> [What you need to do]: Your output is the lines from the first one to the one containing "const arc14W = [9.60, 9.90, 10.20];", repeated exactly, with images left out.

> [Source data]:
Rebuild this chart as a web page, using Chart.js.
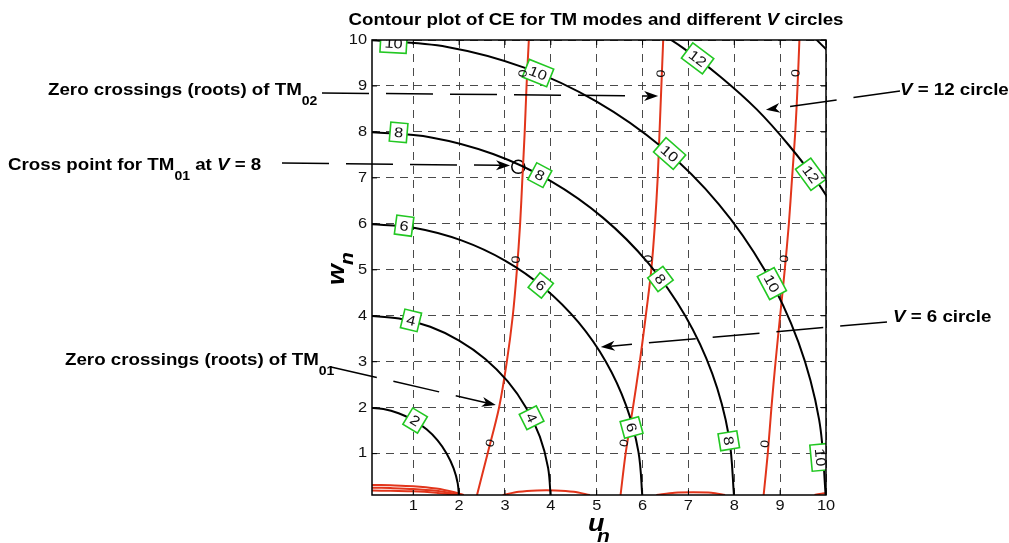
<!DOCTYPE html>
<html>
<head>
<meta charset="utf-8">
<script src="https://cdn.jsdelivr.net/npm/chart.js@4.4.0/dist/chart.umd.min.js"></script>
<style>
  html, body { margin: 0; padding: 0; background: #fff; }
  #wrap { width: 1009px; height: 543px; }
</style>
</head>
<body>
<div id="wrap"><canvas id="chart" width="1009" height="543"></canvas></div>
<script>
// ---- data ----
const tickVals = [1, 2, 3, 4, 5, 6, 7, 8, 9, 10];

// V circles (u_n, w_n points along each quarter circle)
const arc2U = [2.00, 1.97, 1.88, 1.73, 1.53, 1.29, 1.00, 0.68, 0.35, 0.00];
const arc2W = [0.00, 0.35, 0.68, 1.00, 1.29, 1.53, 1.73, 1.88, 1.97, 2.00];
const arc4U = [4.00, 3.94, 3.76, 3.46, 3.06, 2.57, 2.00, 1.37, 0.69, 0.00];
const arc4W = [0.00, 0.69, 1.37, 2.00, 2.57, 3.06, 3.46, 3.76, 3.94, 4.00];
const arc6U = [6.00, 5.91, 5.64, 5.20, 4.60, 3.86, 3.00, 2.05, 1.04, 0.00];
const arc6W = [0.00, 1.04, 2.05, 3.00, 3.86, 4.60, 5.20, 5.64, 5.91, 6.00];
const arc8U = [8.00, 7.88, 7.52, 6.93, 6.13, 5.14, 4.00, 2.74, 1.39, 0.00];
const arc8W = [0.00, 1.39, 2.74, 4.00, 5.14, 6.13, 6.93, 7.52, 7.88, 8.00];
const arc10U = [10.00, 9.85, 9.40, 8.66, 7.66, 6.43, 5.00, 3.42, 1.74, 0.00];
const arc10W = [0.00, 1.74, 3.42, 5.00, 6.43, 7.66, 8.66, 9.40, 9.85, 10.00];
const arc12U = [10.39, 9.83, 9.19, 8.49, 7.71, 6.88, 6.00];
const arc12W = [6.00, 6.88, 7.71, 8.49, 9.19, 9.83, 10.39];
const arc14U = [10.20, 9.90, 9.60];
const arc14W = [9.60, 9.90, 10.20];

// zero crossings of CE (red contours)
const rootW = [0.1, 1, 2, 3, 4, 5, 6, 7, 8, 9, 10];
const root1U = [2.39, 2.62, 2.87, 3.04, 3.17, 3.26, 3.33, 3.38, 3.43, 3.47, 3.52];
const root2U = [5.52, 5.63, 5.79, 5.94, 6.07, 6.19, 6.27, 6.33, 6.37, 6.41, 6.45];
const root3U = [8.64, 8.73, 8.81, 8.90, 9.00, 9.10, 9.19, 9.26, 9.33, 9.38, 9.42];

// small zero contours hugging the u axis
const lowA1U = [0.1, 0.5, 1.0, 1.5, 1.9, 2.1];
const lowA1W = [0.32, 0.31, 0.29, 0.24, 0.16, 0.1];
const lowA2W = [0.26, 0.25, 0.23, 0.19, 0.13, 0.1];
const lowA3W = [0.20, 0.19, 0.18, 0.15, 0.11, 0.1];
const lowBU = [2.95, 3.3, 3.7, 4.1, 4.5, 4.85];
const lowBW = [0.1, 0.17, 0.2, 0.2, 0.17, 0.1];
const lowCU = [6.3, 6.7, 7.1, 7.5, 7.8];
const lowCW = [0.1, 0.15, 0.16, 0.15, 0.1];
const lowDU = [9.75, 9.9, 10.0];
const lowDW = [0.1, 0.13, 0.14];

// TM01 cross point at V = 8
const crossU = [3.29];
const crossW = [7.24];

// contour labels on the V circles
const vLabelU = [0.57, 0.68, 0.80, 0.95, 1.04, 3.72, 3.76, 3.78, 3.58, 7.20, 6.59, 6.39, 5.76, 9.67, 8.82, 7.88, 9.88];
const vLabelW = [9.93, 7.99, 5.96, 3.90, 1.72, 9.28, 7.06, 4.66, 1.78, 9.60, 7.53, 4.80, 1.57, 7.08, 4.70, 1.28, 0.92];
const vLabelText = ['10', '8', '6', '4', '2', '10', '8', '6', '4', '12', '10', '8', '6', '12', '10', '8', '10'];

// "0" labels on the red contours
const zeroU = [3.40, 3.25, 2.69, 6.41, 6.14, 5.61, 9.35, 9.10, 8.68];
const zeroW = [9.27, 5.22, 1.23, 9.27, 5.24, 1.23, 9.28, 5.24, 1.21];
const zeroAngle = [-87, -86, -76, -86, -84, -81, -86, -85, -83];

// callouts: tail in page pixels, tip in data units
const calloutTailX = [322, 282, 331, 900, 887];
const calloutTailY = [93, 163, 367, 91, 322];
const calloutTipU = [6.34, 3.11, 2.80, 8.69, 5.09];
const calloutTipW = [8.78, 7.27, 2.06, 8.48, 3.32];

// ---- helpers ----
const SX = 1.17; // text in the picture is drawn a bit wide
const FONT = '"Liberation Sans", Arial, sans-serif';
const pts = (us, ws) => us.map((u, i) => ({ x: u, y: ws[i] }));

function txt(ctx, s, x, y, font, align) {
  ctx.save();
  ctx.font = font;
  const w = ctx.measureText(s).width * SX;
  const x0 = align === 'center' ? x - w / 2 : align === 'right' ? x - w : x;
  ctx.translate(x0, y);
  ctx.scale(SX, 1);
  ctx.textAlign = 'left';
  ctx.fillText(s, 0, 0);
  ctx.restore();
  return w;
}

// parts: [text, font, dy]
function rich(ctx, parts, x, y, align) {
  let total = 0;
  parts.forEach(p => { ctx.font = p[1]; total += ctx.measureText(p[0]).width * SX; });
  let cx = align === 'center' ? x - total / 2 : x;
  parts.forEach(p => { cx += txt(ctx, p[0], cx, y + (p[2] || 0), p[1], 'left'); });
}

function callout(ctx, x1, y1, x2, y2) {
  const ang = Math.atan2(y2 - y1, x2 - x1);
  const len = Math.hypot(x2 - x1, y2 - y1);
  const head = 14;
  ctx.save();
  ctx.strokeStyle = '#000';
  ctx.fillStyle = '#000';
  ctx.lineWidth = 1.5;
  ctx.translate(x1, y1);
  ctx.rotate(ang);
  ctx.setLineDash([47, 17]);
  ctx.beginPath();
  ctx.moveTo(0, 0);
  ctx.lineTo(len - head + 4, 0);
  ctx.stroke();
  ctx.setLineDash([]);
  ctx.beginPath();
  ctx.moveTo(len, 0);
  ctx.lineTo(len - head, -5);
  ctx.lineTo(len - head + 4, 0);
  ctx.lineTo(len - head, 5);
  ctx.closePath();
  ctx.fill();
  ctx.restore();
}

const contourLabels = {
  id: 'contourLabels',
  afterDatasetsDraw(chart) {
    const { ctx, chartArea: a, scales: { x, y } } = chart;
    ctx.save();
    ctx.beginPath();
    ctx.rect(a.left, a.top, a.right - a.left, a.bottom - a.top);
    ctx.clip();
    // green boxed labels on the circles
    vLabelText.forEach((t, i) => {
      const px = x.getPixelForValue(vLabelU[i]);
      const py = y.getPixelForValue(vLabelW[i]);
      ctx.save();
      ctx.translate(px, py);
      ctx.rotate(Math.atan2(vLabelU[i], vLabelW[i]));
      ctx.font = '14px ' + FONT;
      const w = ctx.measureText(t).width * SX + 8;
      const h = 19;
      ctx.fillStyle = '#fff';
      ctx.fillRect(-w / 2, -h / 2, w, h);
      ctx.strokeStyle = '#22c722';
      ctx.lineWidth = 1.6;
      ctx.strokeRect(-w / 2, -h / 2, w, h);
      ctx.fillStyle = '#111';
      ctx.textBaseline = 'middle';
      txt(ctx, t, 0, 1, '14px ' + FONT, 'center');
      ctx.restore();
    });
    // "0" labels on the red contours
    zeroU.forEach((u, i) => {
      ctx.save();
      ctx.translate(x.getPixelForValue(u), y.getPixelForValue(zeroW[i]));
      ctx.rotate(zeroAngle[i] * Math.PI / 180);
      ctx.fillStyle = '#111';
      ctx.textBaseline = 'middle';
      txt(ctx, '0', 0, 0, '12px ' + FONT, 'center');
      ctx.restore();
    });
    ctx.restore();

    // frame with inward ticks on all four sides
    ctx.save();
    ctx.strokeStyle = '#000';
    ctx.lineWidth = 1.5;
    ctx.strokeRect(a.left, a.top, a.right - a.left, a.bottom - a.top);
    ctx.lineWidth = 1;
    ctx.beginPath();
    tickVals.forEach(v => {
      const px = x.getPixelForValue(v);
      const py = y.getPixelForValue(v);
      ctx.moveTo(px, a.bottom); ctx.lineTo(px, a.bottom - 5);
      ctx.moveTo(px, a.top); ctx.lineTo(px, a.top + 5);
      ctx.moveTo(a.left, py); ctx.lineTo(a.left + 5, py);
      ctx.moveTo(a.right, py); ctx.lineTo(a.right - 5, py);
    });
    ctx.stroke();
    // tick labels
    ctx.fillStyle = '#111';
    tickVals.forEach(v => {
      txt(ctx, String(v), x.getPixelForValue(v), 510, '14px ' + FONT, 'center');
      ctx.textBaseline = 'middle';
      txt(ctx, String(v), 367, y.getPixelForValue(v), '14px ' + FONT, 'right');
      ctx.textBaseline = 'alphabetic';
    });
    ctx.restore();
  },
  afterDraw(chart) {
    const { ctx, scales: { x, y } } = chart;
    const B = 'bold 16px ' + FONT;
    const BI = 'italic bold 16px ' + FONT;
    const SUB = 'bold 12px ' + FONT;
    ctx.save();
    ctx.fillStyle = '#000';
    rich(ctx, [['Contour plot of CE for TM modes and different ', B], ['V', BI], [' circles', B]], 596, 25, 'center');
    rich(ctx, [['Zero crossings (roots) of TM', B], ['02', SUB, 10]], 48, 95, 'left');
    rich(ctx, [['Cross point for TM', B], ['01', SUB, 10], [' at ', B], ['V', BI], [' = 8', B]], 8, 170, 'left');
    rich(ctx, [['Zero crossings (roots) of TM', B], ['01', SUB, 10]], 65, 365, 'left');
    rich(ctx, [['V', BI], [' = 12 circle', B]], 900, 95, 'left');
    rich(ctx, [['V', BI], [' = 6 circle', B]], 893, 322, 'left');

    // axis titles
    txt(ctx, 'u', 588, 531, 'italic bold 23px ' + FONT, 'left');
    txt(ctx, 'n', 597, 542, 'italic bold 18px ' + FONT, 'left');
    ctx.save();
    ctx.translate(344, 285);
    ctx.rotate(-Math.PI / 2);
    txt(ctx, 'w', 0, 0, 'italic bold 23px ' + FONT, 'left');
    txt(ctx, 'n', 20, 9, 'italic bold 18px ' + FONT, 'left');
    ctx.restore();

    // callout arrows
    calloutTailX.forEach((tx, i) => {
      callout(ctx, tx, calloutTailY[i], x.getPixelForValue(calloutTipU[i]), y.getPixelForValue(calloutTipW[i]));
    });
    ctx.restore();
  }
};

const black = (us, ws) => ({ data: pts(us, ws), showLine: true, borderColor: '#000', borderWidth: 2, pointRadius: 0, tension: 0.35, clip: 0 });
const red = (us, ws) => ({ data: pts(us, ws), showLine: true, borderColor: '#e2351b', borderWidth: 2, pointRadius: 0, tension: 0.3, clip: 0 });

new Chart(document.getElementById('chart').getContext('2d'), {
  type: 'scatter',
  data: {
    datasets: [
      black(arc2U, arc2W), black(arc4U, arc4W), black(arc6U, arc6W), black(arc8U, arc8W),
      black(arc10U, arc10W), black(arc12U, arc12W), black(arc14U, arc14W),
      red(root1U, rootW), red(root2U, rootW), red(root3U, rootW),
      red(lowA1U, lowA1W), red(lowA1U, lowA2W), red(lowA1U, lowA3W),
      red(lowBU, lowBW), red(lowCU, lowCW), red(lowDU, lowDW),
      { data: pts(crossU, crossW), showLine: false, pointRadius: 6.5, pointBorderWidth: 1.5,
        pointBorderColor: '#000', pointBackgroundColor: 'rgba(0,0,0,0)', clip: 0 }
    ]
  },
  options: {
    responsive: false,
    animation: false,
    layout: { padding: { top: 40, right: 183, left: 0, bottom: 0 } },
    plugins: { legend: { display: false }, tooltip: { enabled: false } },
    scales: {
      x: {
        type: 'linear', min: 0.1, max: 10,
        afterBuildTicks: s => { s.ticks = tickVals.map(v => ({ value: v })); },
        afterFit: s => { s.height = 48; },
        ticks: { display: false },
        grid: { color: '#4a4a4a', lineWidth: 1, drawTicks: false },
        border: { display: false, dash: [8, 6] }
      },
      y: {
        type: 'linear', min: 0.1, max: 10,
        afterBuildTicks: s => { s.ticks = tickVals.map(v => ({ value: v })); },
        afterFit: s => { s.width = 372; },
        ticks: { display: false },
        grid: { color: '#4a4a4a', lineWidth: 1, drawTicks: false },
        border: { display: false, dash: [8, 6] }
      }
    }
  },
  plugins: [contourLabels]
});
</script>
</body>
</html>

> [Exercise result]:
Rebuild this chart as a web page, using Chart.js.
<!DOCTYPE html>
<html>
<head>
<meta charset="utf-8">
<script src="https://cdn.jsdelivr.net/npm/chart.js@4.4.0/dist/chart.umd.min.js"></script>
<style>
  html, body { margin: 0; padding: 0; background: #fff; }
  #wrap { width: 1009px; height: 543px; }
</style>
</head>
<body>
<div id="wrap"><canvas id="chart" width="1009" height="543"></canvas></div>
<script>
// ---- data ----
const tickVals = [1, 2, 3, 4, 5, 6, 7, 8, 9, 10];

// V circles (u_n, w_n points along each quarter circle)
const arc2U = [2.00, 1.97, 1.88, 1.73, 1.53, 1.29, 1.00, 0.68, 0.35, 0.00];
const arc2W = [0.00, 0.35, 0.68, 1.00, 1.29, 1.53, 1.73, 1.88, 1.97, 2.00];
const arc4U = [4.00, 3.94, 3.76, 3.46, 3.06, 2.57, 2.00, 1.37, 0.69, 0.00];
const arc4W = [0.00, 0.69, 1.37, 2.00, 2.57, 3.06, 3.46, 3.76, 3.94, 4.00];
const arc6U = [6.00, 5.91, 5.64, 5.20, 4.60, 3.86, 3.00, 2.05, 1.04, 0.00];
const arc6W = [0.00, 1.04, 2.05, 3.00, 3.86, 4.60, 5.20, 5.64, 5.91, 6.00];
const arc8U = [8.00, 7.88, 7.52, 6.93, 6.13, 5.14, 4.00, 2.74, 1.39, 0.00];
const arc8W = [0.00, 1.39, 2.74, 4.00, 5.14, 6.13, 6.93, 7.52, 7.88, 8.00];
const arc10U = [10.00, 9.85, 9.40, 8.66, 7.66, 6.43, 5.00, 3.42, 1.74, 0.00];
const arc10W = [0.00, 1.74, 3.42, 5.00, 6.43, 7.66, 8.66, 9.40, 9.85, 10.00];
const arc12U = [10.39, 9.83, 9.19, 8.49, 7.71, 6.88, 6.00];
const arc12W = [6.00, 6.88, 7.71, 8.49, 9.19, 9.83, 10.39];
const arc14U = [10.20, 9.90, 9.60];
const arc14W = [9.60, 9.90, 10.20];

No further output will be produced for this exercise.